Leave out the pictures and set down exactly the lines from the start of the listing through the one with "import * as", both included.
━━━━━━━━━━━━━━━━━━━━
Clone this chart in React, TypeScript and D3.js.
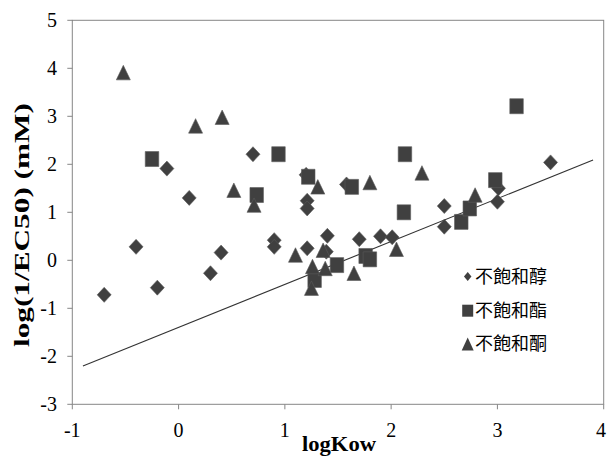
import React from "react";
import * as d3 from "d3";

// 不飽和醇 (diamonds)
const alcoholX = [-0.70, -0.40, -0.20, -0.11, 0.10, 0.30, 0.40, 0.70, 0.90, 0.90, 1.20, 1.21, 1.21, 1.21, 1.40, 1.39, 1.58, 1.70, 1.90, 2.01, 2.50, 2.50, 3.00, 3.01, 3.50];
const alcoholY = [-0.72, 0.28, -0.57, 1.91, 1.30, -0.27, 0.16, 2.21, 0.42, 0.28, 1.78, 1.24, 1.08, 0.25, 0.51, 0.18, 1.58, 0.44, 0.50, 0.48, 1.13, 0.70, 1.22, 1.50, 2.04];
// 不飽和酯 (squares)
const esterX = [-0.25, 0.735, 0.94, 1.22, 1.28, 1.49, 1.63, 1.76, 1.80, 2.12, 2.13, 2.66, 2.74, 2.98, 3.18];
const esterY = [2.11, 1.36, 2.21, 1.74, -0.41, -0.10, 1.53, 0.09, 0.02, 1.00, 2.21, 0.80, 1.08, 1.67, 3.21];
// 不飽和酮 (triangles)
const ketoneX = [-0.52, 0.16, 0.41, 0.52, 0.71, 1.10, 1.26, 1.25, 1.38, 1.36, 1.31, 1.65, 1.80, 2.05, 2.29, 2.79];
const ketoneY = [3.91, 2.80, 2.98, 1.46, 1.15, 0.11, -0.13, -0.58, -0.17, 0.21, 1.53, -0.27, 1.62, 0.23, 1.82, 1.36];
// trend line endpoints
const lineX = [-0.9, 3.9];
const lineY = [-2.2, 2.09];

const xTicks = [-1, 0, 1, 2, 3, 4];
const yTicks = [-3, -2, -1, 0, 1, 2, 3, 4, 5];
const legendLabels = ["不飽和醇", "不飽和酯", "不飽和酮"];

const W = 607;
const H = 457;
const LEFT = 72.3, RIGHT = 603.7, TOP = 20.3, BOTTOM = 404.3;
const MARK = "#404040";
const AXIS = "#868686";
const SERIF = "'Liberation Serif', 'Times New Roman', serif";
const CJK = "'Noto Sans CJK TC', 'Noto Sans CJK SC', sans-serif";

const diamond = (w: number, h: number) => `M0,${-h / 2}L${w / 2},0L0,${h / 2}L${-w / 2},0Z`;
const square = (w: number, h: number) => `M${-w / 2},${-h / 2}h${w}v${h}h${-w}Z`;
const triangle = (w: number, h: number) => `M0,${-h / 2}L${w / 2},${h / 2}L${-w / 2},${h / 2}Z`;

export default function App() {
  const x = d3.scaleLinear().domain([-1, 4]).range([LEFT, RIGHT]);
  const y = d3.scaleLinear().domain([-3, 5]).range([BOTTOM, TOP]);
  const line = d3.line<number>().x((d) => x(d)).y((_, i) => y(lineY[i]));

  const series = [
    { xs: alcoholX, ys: alcoholY, path: diamond(14, 15) },
    { xs: esterX, ys: esterY, path: square(13.5, 15) },
    { xs: ketoneX, ys: ketoneY, path: triangle(14, 14.5) },
  ];
  const legendPaths = [diamond(7.5, 9), square(11, 12), triangle(12, 13)];
  const legendY = [276.5, 310.7, 344];

  return (
    <div style={{ position: "fixed", left: 0, top: 0, width: W, height: H, background: "#fff" }}>
      <svg width={W} height={H} style={{ display: "block" }}>
        <rect x={0} y={0} width={W} height={H} fill="#fff" />
        {/* plot border */}
        <rect x={LEFT} y={TOP} width={RIGHT - LEFT} height={BOTTOM - TOP} fill="none" stroke={AXIS} strokeWidth={1} />
        {/* y ticks */}
        {yTicks.map((t) => (
          <g key={"y" + t}>
            <line x1={LEFT - 5} x2={LEFT} y1={y(t)} y2={y(t)} stroke={AXIS} />
            <text x={57} y={y(t)} dy="0.35em" textAnchor="end" fontFamily={SERIF} fontSize={20} fill="#000">
              {t}
            </text>
          </g>
        ))}
        {/* x ticks */}
        {xTicks.map((t) => (
          <g key={"x" + t}>
            <line x1={x(t)} x2={x(t)} y1={BOTTOM} y2={BOTTOM + 5} stroke={AXIS} />
            <text x={Math.min(x(t), W - 6)} y={437} textAnchor="middle" fontFamily={SERIF} fontSize={20} fill="#000">
              {t}
            </text>
          </g>
        ))}
        {/* trend line */}
        <path d={line(lineX) || ""} fill="none" stroke="#333" strokeWidth={1.1} />
        {/* markers */}
        {series.map((s, si) =>
          s.xs.map((v, i) => (
            <path key={si + "-" + i} d={s.path} transform={`translate(${x(v)},${y(s.ys[i])})`} fill={MARK} stroke="#5a5a5a" strokeWidth={0.6} />
          ))
        )}
        {/* legend */}
        {legendLabels.map((lab, i) => (
          <g key={lab}>
            <path d={legendPaths[i]} transform={`translate(467.7,${legendY[i]})`} fill={MARK} />
            <text x={475} y={legendY[i]} dy="0.36em" fontFamily={CJK} fontSize={18} fill="#000">
              {lab}
            </text>
          </g>
        ))}
        {/* axis titles */}
        <text
          transform="translate(28.5,225) rotate(-90)"
          textAnchor="middle"
          fontFamily={SERIF}
          fontWeight="bold"
          fontSize={22}
          textLength={244}
          lengthAdjust="spacingAndGlyphs"
          fill="#000"
        >
          log(1/EC50) (mM)
        </text>
        <text
          x={339}
          y={451}
          textAnchor="middle"
          fontFamily={SERIF}
          fontWeight="bold"
          fontSize={21}
          textLength={74}
          lengthAdjust="spacingAndGlyphs"
          fill="#000"
        >
          logKow
        </text>
      </svg>
    </div>
  );
}
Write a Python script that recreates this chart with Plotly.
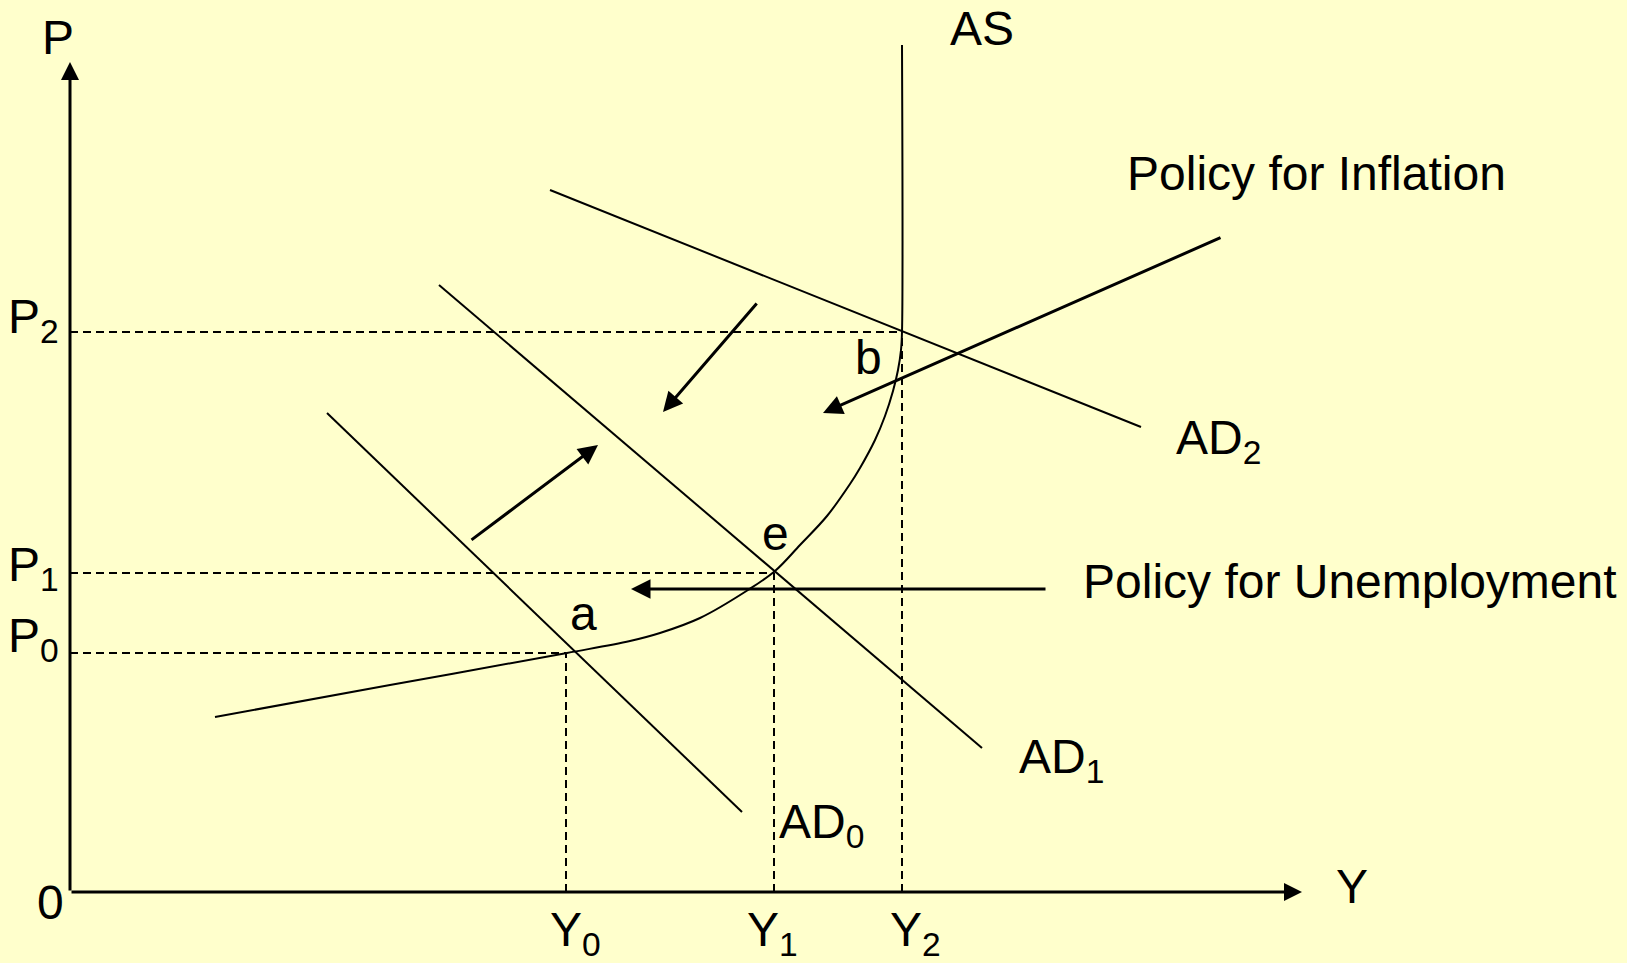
import plotly.graph_objects as go

# ---- data (diagram units, origin at 0,0) ----
axis_x_end = 1232
axis_y_end = 830

price_levels = [239, 319, 560]        # P0, P1, P2
output_levels = [496, 704, 832]       # Y0, Y1, Y2
price_labels = ["P<sub>0</sub>", "P<sub>1</sub>", "P<sub>2</sub>"]
output_labels = ["Y<sub>0</sub>", "Y<sub>1</sub>", "Y<sub>2</sub>"]

as_x = [145, 320, 497, 560, 590, 630, 678, 705, 730, 757, 780, 790, 805, 815, 823, 828, 831, 832, 832]
as_y = [175, 207, 239, 251, 259, 274, 302, 321, 347, 376, 408, 424, 452, 476, 501, 522, 542, 560, 847]

ad0_x = [257, 672]
ad0_y = [479, 80]
ad1_x = [369, 912]
ad1_y = [607, 144]
ad2_x = [480, 1071]
ad2_y = [702, 465]

# policy arrows: tail (x, y) -> head (x, y)
arrow_tail_x = [1152, 688, 400, 977]
arrow_tail_y = [655, 590, 351, 303]
arrow_head_x = [753, 593, 528, 561]
arrow_head_y = [479, 480, 447, 303]

# text labels
label_text = ["P", "0", "Y", "AS", "Policy for Inflation", "Policy for Unemployment",
              "AD<sub>2</sub>", "AD<sub>1</sub>", "AD<sub>0</sub>", "b", "e", "a"]
label_x = [-12, -20, 1282, 912, 1246, 1280, 1148, 991, 751, 798, 705, 513]
label_y = [855, -10, 6, 864, 719, 311, 451, 132, 67, 535, 359, 279]
price_label_x = -37
output_label_x = [505, 702, 845]
output_label_y = -41
price_label_y = [253, 324, 572]

FONT = "Liberation Sans, Arial, sans-serif"
BG = "#FFFFCC"
FS = 48

fig = go.Figure()

solid = dict(color="black", width=2)
dash = dict(color="black", width=2, dash="8px,5px")

# dashed guide lines
for p, yv in zip(price_levels, output_levels):
    fig.add_trace(go.Scatter(x=[0, yv], y=[p, p], mode="lines", line=dash, hoverinfo="skip"))
    fig.add_trace(go.Scatter(x=[yv, yv], y=[0, p], mode="lines", line=dash, hoverinfo="skip"))

# AD curves
for xs, ys in [(ad0_x, ad0_y), (ad1_x, ad1_y), (ad2_x, ad2_y)]:
    fig.add_trace(go.Scatter(x=xs, y=ys, mode="lines", line=solid, hoverinfo="skip"))

# AS curve
fig.add_trace(go.Scatter(x=as_x, y=as_y, mode="lines",
                         line=dict(color="black", width=2, shape="spline", smoothing=1.0),
                         hoverinfo="skip"))

annotations = []
# axes with arrows
annotations.append(dict(x=0, y=axis_y_end, ax=0, ay=0, xref="x", yref="y", axref="x", ayref="y",
                        text="", showarrow=True, arrowhead=2, arrowsize=1.2, arrowwidth=3,
                        arrowcolor="black", standoff=0))
annotations.append(dict(x=axis_x_end, y=0, ax=0, ay=0, xref="x", yref="y", axref="x", ayref="y",
                        text="", showarrow=True, arrowhead=2, arrowsize=1.2, arrowwidth=3,
                        arrowcolor="black", standoff=0))
# policy arrows
for tx, ty, hx, hy in zip(arrow_tail_x, arrow_tail_y, arrow_head_x, arrow_head_y):
    annotations.append(dict(x=hx, y=hy, ax=tx, ay=ty, xref="x", yref="y", axref="x", ayref="y",
                            text="", showarrow=True, arrowhead=2, arrowsize=1.3, arrowwidth=3,
                            arrowcolor="black", standoff=0))

font = dict(family=FONT, size=FS, color="black")
for t, x, y in zip(label_text, label_x, label_y):
    annotations.append(dict(x=x, y=y, xref="x", yref="y", text=t, showarrow=False,
                            xanchor="center", yanchor="middle", font=font))
for t, y in zip(price_labels, price_label_y):
    annotations.append(dict(x=price_label_x, y=y, xref="x", yref="y", text=t, showarrow=False,
                            xanchor="center", yanchor="middle", font=font))
for t, x in zip(output_labels, output_label_x):
    annotations.append(dict(x=x, y=output_label_y, xref="x", yref="y", text=t, showarrow=False,
                            xanchor="center", yanchor="middle", font=font))

fig.update_layout(
    width=1627, height=963,
    margin=dict(l=0, r=0, t=0, b=0),
    paper_bgcolor=BG, plot_bgcolor=BG,
    showlegend=False,
    xaxis=dict(range=[-70, 1557], visible=False, fixedrange=True),
    yaxis=dict(range=[-71, 892], visible=False, fixedrange=True),
    annotations=annotations,
    font=dict(family=FONT),
)

fig.write_html("out.html", config={"displayModeBar": False},
               post_script="document.body.style.margin='0';document.body.style.overflow='hidden';document.body.style.background='#FFFFCC';")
━━━━━━━━━━━━━━━━━━━━
Reply:
Clone this chart in React, TypeScript and D3.js.
import React from "react";
import * as d3 from "d3";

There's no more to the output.